Now, the other available position has been subject to a lot of debate; but there are still some marketers who swear by it. This is the mid-text AdSense ads. These are ads that are placed in between your main text and separated into two, three or four parts depending on the size of the main text. Basically it interrupts the flow of the text after some delivery of information. By text I mean your main page content located at the middle of the page. I cannot deny that locating the ads mid-text really gets them seen by people interested in reading your full content. But there are also visitors that might consider it an interruption to their reading and just pass along. I think this position's effectiveness surely depends on an individual reader and I might want to leave the choice up to you here.

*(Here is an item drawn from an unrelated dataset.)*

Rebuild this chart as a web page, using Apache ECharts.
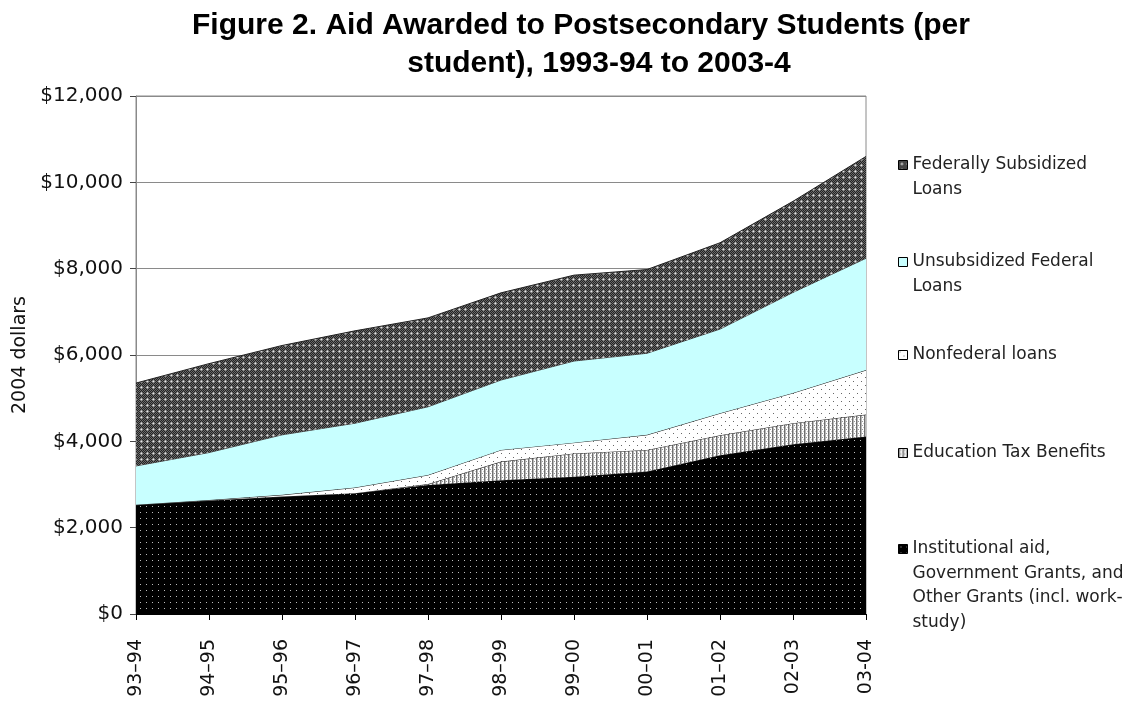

The last AdSense positioning real estate is the end-text position. This is placed at the very bottom of your webpage text. This position is equally important for webpage visitors that have read your content and might see something that catches their eye at the end. It is proven that a visitor prefers a sense of continuity while doing their web searches as opposed to opening one page, closing it and opening another altogether. If your end-text AdSense ads are relevant enough to the content on display, the visitor will most likely sign off from your page by clicking on that last ad. Which I believe is good enough for that AdSense revenue click.